▸ **Directions for this task**:
List each line of the data that holds the string "code".

* Begin Supplied information *

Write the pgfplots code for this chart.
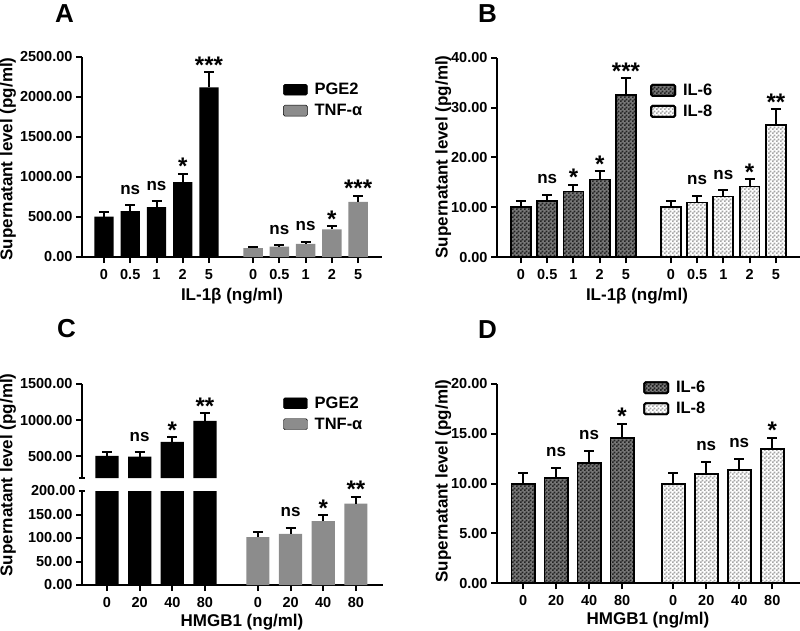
\documentclass[border=0pt]{standalone}
\usepackage{fontspec}
\setmainfont{Liberation Sans}
\usepackage{pgfplots}
\pgfplotsset{compat=1.18}
\usetikzlibrary{patterns.meta}
\definecolor{tnfgray}{RGB}{140,140,140}
\definecolor{ilsixbg}{RGB}{120,120,120}
\definecolor{ilsixsq}{RGB}{35,35,35}
\definecolor{ileightsq}{RGB}{165,165,165}
\tikzdeclarepattern{
  name=finecheck, type=uncolored,
  bounding box={(0pt,0pt) and (4pt,4pt)},
  tile size={(4pt,4pt)},
  code={\pgfpathrectangle{\pgfpoint{0pt}{0pt}}{\pgfpoint{2.05pt}{2.05pt}}
        \pgfpathrectangle{\pgfpoint{2pt}{2pt}}{\pgfpoint{2.05pt}{2.05pt}}
        \pgfusepath{fill}}
}
\tikzset{
  ns/.style={anchor=base, yshift=11pt, font=\fontsize{17}{17}\selectfont\bfseries},
  st/.style={anchor=base, yshift=-1pt, font=\fontsize{24}{24}\selectfont\bfseries},
}
\pgfplotsset{
  panel/.style={
    scale only axis, clip mode=individual,
    axis x line*=bottom, axis y line*=left,
    axis line style={line width=2pt, -},
    every tick/.style={black, line width=2pt},
    major tick length=6pt, tick align=outside,
    ymin=0,
    ticklabel style={font=\fontsize{14.5}{14.5}\selectfont\bfseries},
    xticklabel style={yshift=-3pt},
    yticklabel style={/pgf/number format/.cd, fixed, fixed zerofill, precision=2, 1000 sep={}, assume math mode=true},
    scaled y ticks=false,
    legend style={draw=none, fill=none, anchor=north west, inner sep=0pt,
      font=\fontsize{16.5}{16.5}\selectfont\bfseries, row sep=6pt, column sep=6pt,
      nodes={inner sep=1pt}},
    legend cell align=left,
  },
  sw/.style={legend image code/.code={\draw[##1, rounded corners=1.5pt] (0pt,-5.5pt) rectangle (24pt,5.5pt);}},
  errs/.style={error bars/.cd, y dir=plus, y explicit,
    error bar style={draw=black, line width=2pt, solid},
    error mark options={draw=black, line width=2pt, mark size=5pt, rotate=90}},
  blk/.style={ybar, bar shift=0pt, fill=black, draw=none},
  gry/.style={ybar, bar shift=0pt, fill=tnfgray, draw=none},
  six/.style={ybar, bar shift=0pt, draw=black, line width=1.8pt, pattern=finecheck, pattern color=ilsixsq, preaction={fill=ilsixbg}},
  eight/.style={ybar, bar shift=0pt, draw=black, line width=1.8pt, pattern=finecheck, pattern color=ileightsq, preaction={fill=white}},
}
\begin{document}
\begin{tikzpicture}
\path[use as bounding box] (0pt,0pt) rectangle (800pt,630pt);
% ---------------- Panel A ----------------
\begin{axis}[panel, at={(82pt,373pt)}, anchor=south west, width=300pt, height=200pt,
  xmin=-0.838, xmax=10.59, ymax=2500, ytick={0,500,1000,1500,2000,2500},
  xtick={0,1,2,3,4,5.68,6.68,7.68,8.68,9.68}, xticklabels={0,0.5,1,2,5,0,0.5,1,2,5},
  bar width=0.74,
  legend style={at={(0.67,0.875)}}]
\addplot[blk, sw, errs] coordinates {(0,505) +- (0,57) (1,575) +- (0,71) (2,625) +- (0,75) (3,935) +- (0,105) (4,2120) +- (0,190)};
\addlegendentry{PGE2}
\addplot[gry, sw, errs] coordinates {(5.68,110) +- (0,12) (6.68,130) +- (0,15) (7.68,165) +- (0,25) (8.68,345) +- (0,40) (9.68,690) +- (0,75)};
\addlegendentry{TNF-α}
\node[ns] at (axis cs:1,646) {ns};
\node[ns] at (axis cs:2,700) {ns};
\node[st] at (axis cs:3,1040) {*};
\node[st] at (axis cs:4,2310) {***};
\node[ns] at (axis cs:6.68,145) {ns};
\node[ns] at (axis cs:7.68,190) {ns};
\node[st] at (axis cs:8.68,385) {*};
\node[st] at (axis cs:9.68,765) {***};
\end{axis}
% ---------------- Panel B ----------------
\begin{axis}[panel, at={(497pt,372.7pt)}, anchor=south west, width=303pt, height=199.6pt,
  xmin=-0.914, xmax=10.63, ymax=40, ytick={0,10,20,30,40},
  xtick={0,1,2,3,4,5.71,6.71,7.71,8.71,9.71}, xticklabels={0,0.5,1,2,5,0,0.5,1,2,5},
  bar width=0.76,
  legend style={at={(0.505,0.875)}}]
\addplot[six, sw, errs] coordinates {(0,10.0) +- (0,1.2) (1,11.3) +- (0,1.2) (2,13.2) +- (0,1.3) (3,15.6) +- (0,1.6) (4,32.5) +- (0,3.4)};
\addlegendentry{IL-6}
\addplot[eight, sw, errs] coordinates {(5.71,10.0) +- (0,1.2) (6.71,11.0) +- (0,1.3) (7.71,12.2) +- (0,1.2) (8.71,14.2) +- (0,1.4) (9.71,26.5) +- (0,3.2)};
\addlegendentry{IL-8}
\node[ns] at (axis cs:1,12.5) {ns};
\node[st] at (axis cs:2,14.5) {*};
\node[st] at (axis cs:3,17.2) {*};
\node[st] at (axis cs:4,35.9) {***};
\node[ns] at (axis cs:6.71,12.3) {ns};
\node[ns] at (axis cs:7.71,13.4) {ns};
\node[st] at (axis cs:8.71,15.6) {*};
\node[st] at (axis cs:9.71,29.7) {**};
\end{axis}
% ---------------- Panel C (upper part) ----------------
\begin{axis}[panel, at={(82pt,152pt)}, anchor=south west, width=301pt, height=94pt,
  axis x line=none, xtick=\empty,
  xmin=-0.765, xmax=8.45, ymin=200, ymax=1500, ytick={500,1000,1500},
  extra y ticks={200}, extra y tick labels={}, extra y tick style={tick align=center},
  bar width=0.71,
  legend style={at={(0.668,0.877)}}]
\addplot[blk, sw, errs] coordinates {(0,505) +- (0,60) (1,495) +- (0,58) (2,700) +- (0,65) (3,990) +- (0,105)};
\addlegendentry{PGE2}
\addlegendimage{gry, sw}
\addlegendentry{TNF-α}
\node[ns] at (axis cs:1,553) {ns};
\node[st] at (axis cs:2,765) {*};
\node[st] at (axis cs:3,1095) {**};
\end{axis}
% ---------------- Panel C (lower part) ----------------
\begin{axis}[panel, at={(82pt,45pt)}, anchor=south west, width=301pt, height=94pt,
  xmin=-0.765, xmax=8.45, ymin=0, ymax=200, ytick={0,50,100,150},
  extra y ticks={200}, extra y tick style={tick align=center},
  xtick={0,1,2,3,4.62,5.62,6.62,7.62}, xticklabels={0,20,40,80,0,20,40,80},
  bar width=0.71]
\addplot[blk] coordinates {(0,505) (1,495) (2,700) (3,990)};
\addplot[gry, errs] coordinates {(4.62,102) +- (0,10) (5.62,109) +- (0,13) (6.62,136) +- (0,12) (7.62,173) +- (0,15)};
\node[ns] at (axis cs:5.62,122) {ns};
\node[st] at (axis cs:6.62,148) {*};
\node[st] at (axis cs:7.62,188) {**};
\end{axis}
% ---------------- Panel D ----------------
\begin{axis}[panel, at={(497pt,46.7pt)}, anchor=south west, width=303pt, height=199.3pt,
  xmin=-0.79, xmax=8.39, ymax=20, ytick={0,5,10,15,20},
  xtick={0,1,2,3,4.55,5.55,6.55,7.55}, xticklabels={0,20,40,80,0,20,40,80},
  bar width=0.70,
  legend style={at={(0.482,1.02)}}]
\addplot[six, sw, errs] coordinates {(0,10.0) +- (0,1.1) (1,10.6) +- (0,1.0) (2,12.1) +- (0,1.2) (3,14.6) +- (0,1.4)};
\addlegendentry{IL-6}
\addplot[eight, sw, errs] coordinates {(4.55,10.0) +- (0,1.1) (5.55,11.0) +- (0,1.2) (6.55,11.4) +- (0,1.1) (7.55,13.5) +- (0,1.1)};
\addlegendentry{IL-8}
\node[ns] at (axis cs:1,11.6) {ns};
\node[ns] at (axis cs:2,13.3) {ns};
\node[st] at (axis cs:3,16.0) {*};
\node[ns] at (axis cs:5.55,12.2) {ns};
\node[ns] at (axis cs:6.55,12.5) {ns};
\node[st] at (axis cs:7.55,14.6) {*};
\end{axis}
% ---------------- Titles and axis labels ----------------
\begin{scope}[every node/.style={font=\fontsize{26}{26}\selectfont\bfseries, anchor=base west, inner sep=0pt}]
\node at (55pt,607pt) {A};
\node at (478pt,607pt) {B};
\node at (57pt,293pt) {C};
\node at (478pt,292pt) {D};
\end{scope}
\begin{scope}[every node/.style={font=\fontsize{17}{17}\selectfont\bfseries, inner sep=0pt}]
\node[anchor=center] at (232pt,334pt) {IL-1β (ng/ml)};
\node[anchor=center] at (637pt,334pt) {IL-1β (ng/ml)};
\node[anchor=center] at (242pt,8pt) {HMGB1 (ng/ml)};
\node[anchor=center] at (648pt,10pt) {HMGB1 (ng/ml)};
\node[rotate=90, anchor=base] at (12.5pt,471pt) {Supernatant level (pg/ml)};
\node[rotate=90, anchor=base] at (447.5pt,473pt) {Supernatant level (pg/ml)};
\node[rotate=90, anchor=base] at (12.5pt,155pt) {Supernatant level (pg/ml)};
\node[rotate=90, anchor=base] at (447.5pt,149pt) {Supernatant level (pg/ml)};
\end{scope}
\end{tikzpicture}
\end{document}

* End Supplied information *

▸ **Response**:
Write the pgfplots code for this chart.
  code={\pgfpathrectangle{\pgfpoint{0pt}{0pt}}{\pgfpoint{2.05pt}{2.05pt}}
  sw/.style={legend image code/.code={\draw[##1, rounded corners=1.5pt] (0pt,-5.5pt) rectangle (24pt,5.5pt);}},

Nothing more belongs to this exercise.